Homilette for Thursday, September 13, 2007

Thursday, the Memorial of St. John Chrysostom

(Luke 6)

When is a victim not a victim? The answer is when the victim chooses to stand up and take control of the situation. “Victim” comes from the Latin word victima meaning a creature used in a sacrifice. Sacrificial objects are usually passive and helpless. They neither resist nor do they collaborate in the sacrifice. The gospel passage today recommends that Christians not act like victims when we are victimized. No, we are to take the initiative in an extraordinary way.

Jesus strings together a series of responses to injury under the rubric: love your enemies. Christians are to do good to those who hate us, to bless those who curse us, and to pray for those who mistreat us. We also turn the other cheek when someone strikes us, offer our shirt when they take our coat, and give to others without demanding repayment. Jesus also tells us why we want to treat our enemies so benignly. By our love for all, we show ourselves to be true children of God who will provide us an eternal reward.

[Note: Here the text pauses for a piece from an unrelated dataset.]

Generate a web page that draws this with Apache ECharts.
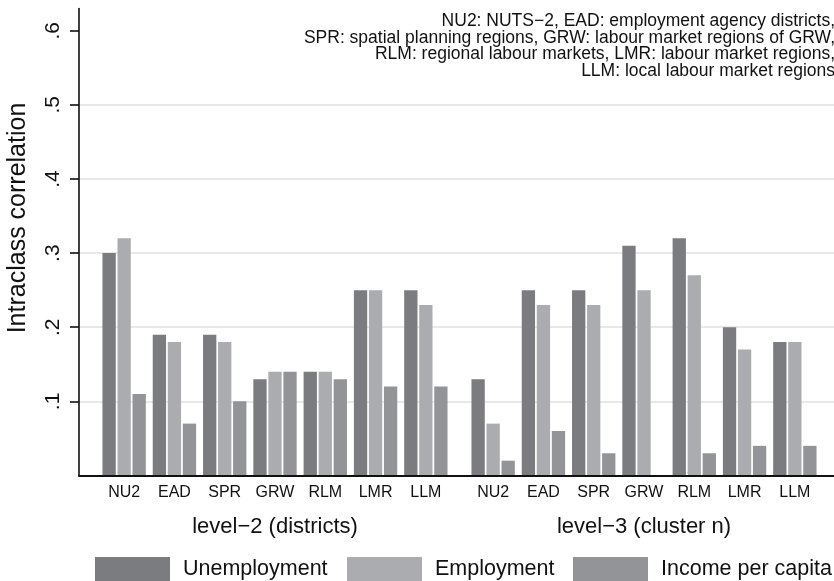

In the last few years a number of Catholic Christians in Rwanda have demonstrated that fulfilling Jesus’ mandate in this passage is possible. In the genocide of 1994 killers took the lives of half a million people. In 2001 an archbishop started a process of truth-telling, public confession and requests for forgiveness in the midst of a widespread study of Scripture. One man has forgiven eight people who confessed to taking part in the killing of sixty-five of his relatives!